You’re Not Who You Think You Are in the Christmas Story
Brethren Church
December 16, 2025

What Mary and Joseph reveal about being ordinary people loved extravagantly by God.

Every year around this time, I start to feel that familiar tension: wanting to give my family a beautiful Christmas while also wanting to stay grounded, stay simple, and stay faithful. Maybe that is an Ashland thing. Maybe it is a Brethren thing. Maybe it is both.

We come from a people who do not mind being ordinary. We value what is simple and steady. We are not really wired for extravagance. It does not sit easily with us.

But this week a simple phrase lodged itself in my head and would not leave:

“Christmas is not about need. Christmas is about love.”

At first, I thought it was just gift-giving wisdom, the idea that you buy the gift people want rather than the one you think they need. As the words kept circling back, they opened something deeper. They uncovered something true about the Bethlehem story and, maybe, something true about us.
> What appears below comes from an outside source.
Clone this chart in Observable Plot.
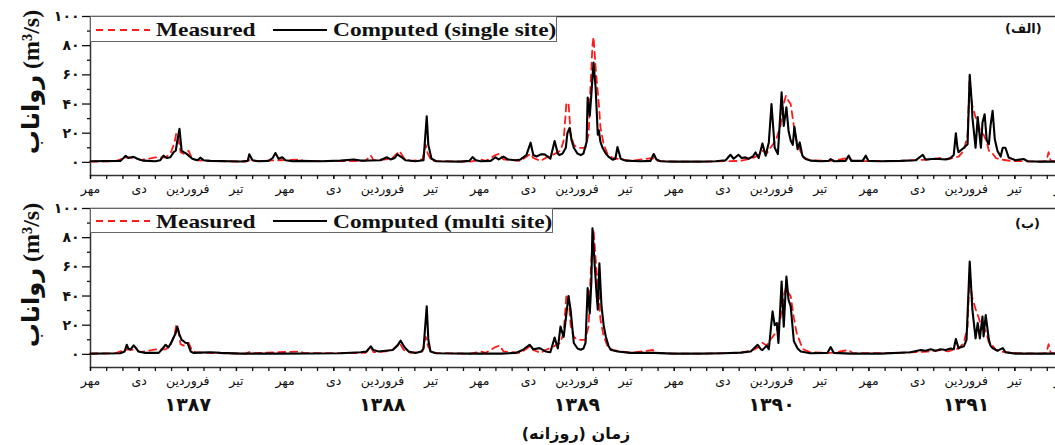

Mary and Joseph: Ordinary People Asked to Receive an Extraordinary Gift

If anyone understood simple living, it was Mary and Joseph. They were not wealthy or prominent. They were not trying to be anything more than faithful to God and faithful to each other.

In many ways, they resemble the kind of people who fill our Brethren pews. They were steady, humble, and hardworking. They were not chasing attention.

Yet these are the exact people God chooses to trust with His most extravagant gift.

Not because they needed it.
Not because their résumé made them obvious candidates.
Simply because God loves to give Himself, and He loves to give Himself to ordinary people.

There is nothing utilitarian about the Incarnation. It is not businesslike or efficient. It is love poured out far beyond what anyone could earn.

Mary and Joseph did not ask for Jesus. They simply received Him.

Seeing Ourselves in Their Story

We forget that part sometimes. We read the story every year, but we often hold it at a distance. Mary and Joseph become the subjects of stained-glass windows instead of people who reflect our own lives.

But maybe part of Christmas is allowing ourselves to stand in their place for a moment.

We are the ones who receive grace we did not see coming.
We are the ones entrusted with the presence of Christ in ordinary life.
We are the ones surprised again and again by a love we could never deserve.

The whole story turns not on what Mary and Joseph achieved, but on what they were willing to receive.

That is our story too.

The Christmas Tension We Feel as Families

This may explain why so many of us feel torn during this season. We want to be faithful and live simply. At the same time, we want to give our families moments of joy that stay with them.

Brethren people do not always know what to do with extravagance.
Yet the gospel itself is extravagant.

So perhaps the question is not whether our Christmas is big or simple, loud or quiet. Perhaps the question is what story we are telling with it.

If Christmas is about love, then our giving, whatever shape it takes, can echo the God who delights in giving good gifts.

Not because they are needed.
Not because they are earned.
But because love gives freely.

Receiving What We Never Earned

The older I get, the more I realize that the hardest part of Christmas might not be the giving. It might be the receiving. It might be letting ourselves believe that God really does love us that much.

That God came near.
That God came small.
That God came to us.

Christmas reminds us that we did not need to climb our way to God. God came to us because love always moves first.

And love, by its nature, is extravagant.

A Season to Rest in Love

As you plan, give, shop, wrap, pray, or simply make it through another December, hold this close:

Christmas is not about need. Christmas is about love.

A love given to a simple couple in Bethlehem.
A love given again to ordinary people like us.
A love we are invited not to earn, but to receive.